3) Pourquoi s’agrandir ?

Au-delà des aspects économiques, les candidats à l’agrandissement doivent s’interroger sur leurs objectifs. S’il s’agit de sécuriser un outil de travail, de valoriser sa propre main-d’œuvre ou celle des associés, l’agrandissement peut être pertinent. Mais il s’étudie.

« Le surcroît de travail nécessaire généré par la hausse de surface est souvent négligé. Or, c’est un point qui conditionne les performances de l’exploitation. Plus l’agrandissement est important, plus il faut être vigilant pour éviter les difficultés », souligne Philippe Vivier. Imaginer travailler seul malgré l’augmentation des surfaces n’est parfois pas plus crédible que de compter sur l’aide durable d’un père âgé. Et s’il faut embaucher pour faire face à l’agrandissement, l’opération peut vite s’avérer calamiteuse.

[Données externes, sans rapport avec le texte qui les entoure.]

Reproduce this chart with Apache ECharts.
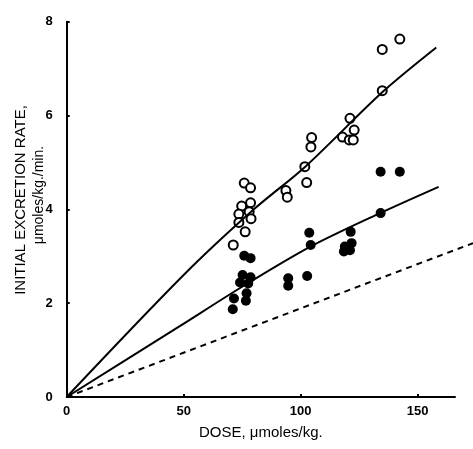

« Il faut absolument tenir compte du parcellaire et des distances par rapport à l’exploitation actuelle », recommande également l’expert. Si les parcelles reprises ne sont qu’à 10 kilomètres du siège mais qu’il faut traverser une agglomération, l’agrandissement perd de l’intérêt tant l’organisation des chantiers va se complexifier. Autre point crucial si on s’agrandit : sécuriser les charges de l’exploitation. Les conséquences économiques d’une panne sur un tracteur de tête en plein semis seront plus lourdes à 300 hectares qu’à 150 hectares. Cette sécurisation passe par un renouvellement et un entretien régulier du matériel.

4) Quid de l’exploitation dans les dix ans ?

L’âge du chef d’exploitation peut parfois sceller l’intérêt d’un agrandissement. Il faut anticiper très tôt les successions et les projets des enfants. S’agrandir à 55 ans a-t-il du sens si aucun des enfants ne se destine à reprendre le flambeau ? À l’inverse, si on agrandit une exploitation pour la transmettre à un enfant en particulier, qu’a-t-on prévu pour les autres ? « Lorsque la question de la transmission est négligée, on observe souvent des difficultés durables au sein des familles », prévient Philippe Vivier.

Autre dilemme : plus les systèmes céréaliers sont grands, plus ils sont difficiles à transmettre. Or les exploitations de plusieurs centaines d’hectares mobilisent des capitaux qui dépassent rapidement le million d’euros, pour une faible rentabilité. Dans ces situations, la constitution d’une holding ne résout rien : « c’est un schéma pertinent si l’exploitation dégage de la rentabilité et si l’entente familiale est parfaite », prévient Philippe Vivier. Dans le cas contraire, c’est là aussi un ferment de discorde familiale.

Aux yeux des autres enfants, ces montages peuvent apparaître comme des outils qui privilégient le frère agriculteur mais qui bloquent des capitaux offrant une faible rémunération. Ils peuvent se sentir lésés. « Plus que l’agrandissement, se constituer un patrimoine constitué de terres et d’actifs non agricoles permet de transmettre son patrimoine équitablement à l’ensemble de ses enfants », recommande l’expert. Il faut pour cela une succession de bonnes années : pour la paix des familles, souhaitons que le prix du blé reste durablement élevé !

L'agrandissement en chiffres

En 2018, la SAU moyenne des exploitations orientées principalement vers les céréales et oléoprotéagineux et grandes cultures spécialisées (Otex 15 et 16) avoisinait 125 hectares, contre environ 100 hectares en 2000 et 120 hectares en 2010 (source Rica). Les très grandes exploitations valorisent désormais 36 % de la SAU française. Ces agrandissements s’accompagnent d’une diminution du nombre d’exploitations et d’un développement des formes sociétaires, en particulier des EARL. Les fermes combinant cultures et élevage sont de moins en moins nombreuses (-22 % entre 2010 et 2016) alors que les grandes cultures représentent près de la moité de la SAU française.